私の住む町「長崎」の景色が美しく切り取られています。山肌に密集して住んでいるがゆえの、長崎の狭い階段までも愛らしく懐かしく見えてきます。父の仕事を娘が現地でたどっていく、一種のロードムービー。出会う人々や長崎の風景から、父の感じたことを追体験していく中で、彼女に溢れてきたものとは。
あらすじ
元英空軍大佐で英国王室に仕えた後にジャーナリストとなったピーター・タウンゼンドは、作家として、戦争被害にあった子どもたちへ特別な関心を抱くようになる。来日して長崎を訪れた際に、16歳で郵便配達中に被爆し核廃絶を世界に訴え続ける谷口稜曄(スミテル)と出会い、取材。1984年にノンフィクション小説「THE POSTMAN OF NAGASAKI」を出版した。タウンゼンドの娘で女優のイザベル・タウンゼンドは、父の意志を受け継ぎたいと願い、2018年8月、長崎を訪れる。スミテル少年が毎日歩いた階段や神社、そして被爆した周辺などを訪ね歩き、長崎のお盆の伝統行事・精霊流しでは谷口さんの家族と一緒に船を曳いた。彼女は父の著書をなぞり、時に父のボイスメモに耳を傾けながら、本に書かれた場所を巡り、父と谷口さんの思いを紐解いていく。
ムービーウォーカーより引用
ピーター・タウンゼントは英国軍人の英雄であり、マーガレット王女との悲恋が、映画「ローマの休日」のモチーフにもなったという人です。その後作家になったわけですから、何と才能豊かな人でしょうか。その彼が、谷口さんや長崎の町に関心をもって、小説に結実させたことは、長崎に住む者として何か誇らしい気持ちになります。
サウンド
ユナイテッドシネマ長崎のスクリーン右からは、蝉の鳴き声が聞こえていました。もちろん映画のサウンドですよ。この蝉の声で、映画がある夏の出来事であることが、常に印象づけられます。

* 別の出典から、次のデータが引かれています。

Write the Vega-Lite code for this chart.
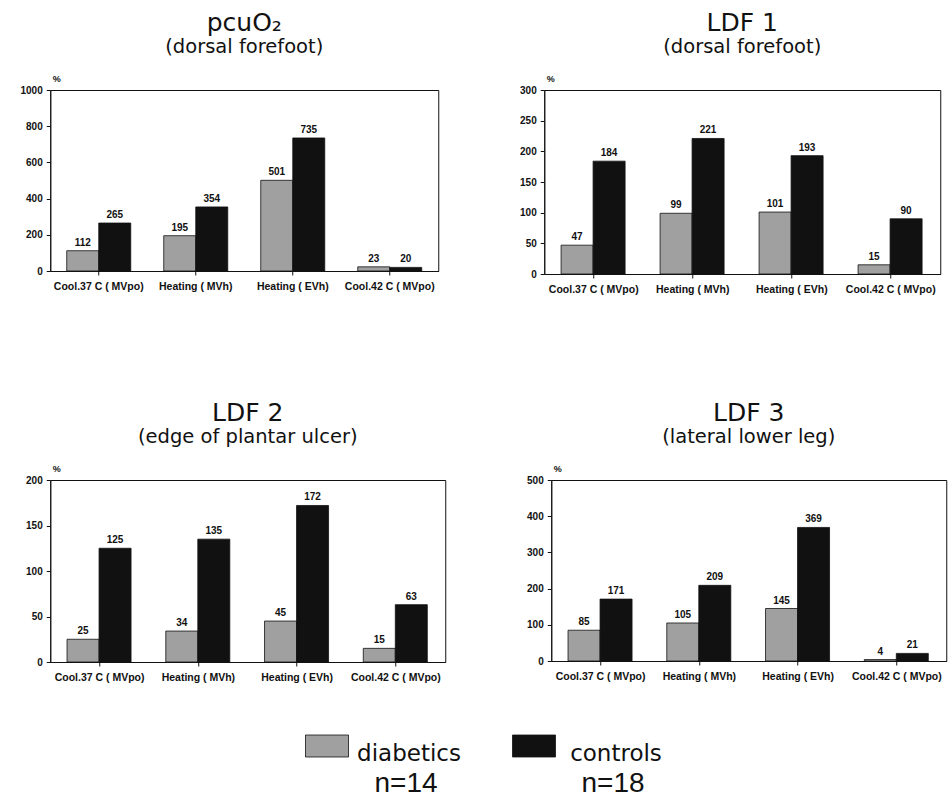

このようにこの映画は、サウンドで印象深いものがいくつかありました。その筆頭が、父ピーターの声です。イザベラは、「THE POSTMAN OF NAGASAKI」の書籍を頼りに、父を追体験するわけですが、父の書斎を整理していたところ、この書籍のための取材のカセットテープを発見します。
この生のピーター・タウンゼントの声が映画の中に多く使われています。彼の声は、明快で温かく心地よい、一言で言うと「いい声」です。彼の声が、とても上質のサウンドとして映画に重要な役をはたしていると思います。イザベラは、イヤホンで父の声をいつも聞いています。まさに父の声が彼女を導いていたのはまちがいありません。
この映画は原爆の恐ろしさを全面に出すようなことはしません。しかし、音として恐怖した場面があります。それは、原爆落下中心地の空撮シーンです。普段地上からしか見ないので分からなかった、落下中心地の同心円が長い時間映されます。例の蝉の音は消え、町の音も消え、金属的なある種不快で不安なサウンドに包まれます。怖かった。音の演出に震えさせられました。
イザベラは、谷口さんの精霊船を引きます。彼女が谷口さんに会いたいと思ったときには、谷口さんはすでに亡くなっていたのです。8月15日の長崎は賑やかです。町中が爆竹の音に包まれます。大通りは、精霊船の鐘の音や「どーいどい」という引き手のかけ声で満たされます。
谷口家の船を引くおじさんにイザベラは「ヘビーボート(重い船ですね)」と声をかけます。おじさんは「ハッピーボート?」と返します。思わず微笑んでしまいました。極楽浄土へ向かうこの船は、「ハッピーボート」かも知れませんね。
配達されたもの
映画の後半、イザベラは娘さんの学校の学生演劇の演出を依頼されます。この劇の中に、郵便配達人として谷口さんを登場させることを考えます。父ピーターの追体験をして感じたことが、この学生演劇の中に取り込まれ、1945年のあの日に起こった出来事を、フランスの子どもたちや演劇を見る人々に伝えられることになったのです。
父からそして、谷口さんから「配達されたもの」が伝えられたのですね。
このドキュメンタリー映画自身も、ピーターや谷口さんから「配達されたもの」に違いありません。それは、映画を観る私に確実に届きましたよ。
「長崎に郵便配達」ぜひ御覧ください。あなたの心の中にも、きっと何かが配達されます。長崎の町の美しさ、そしてすてきなサウンドの数々が、心の中に何かを灯すに違いありません。この夏、大大オススメのドキュメンタリー映画です。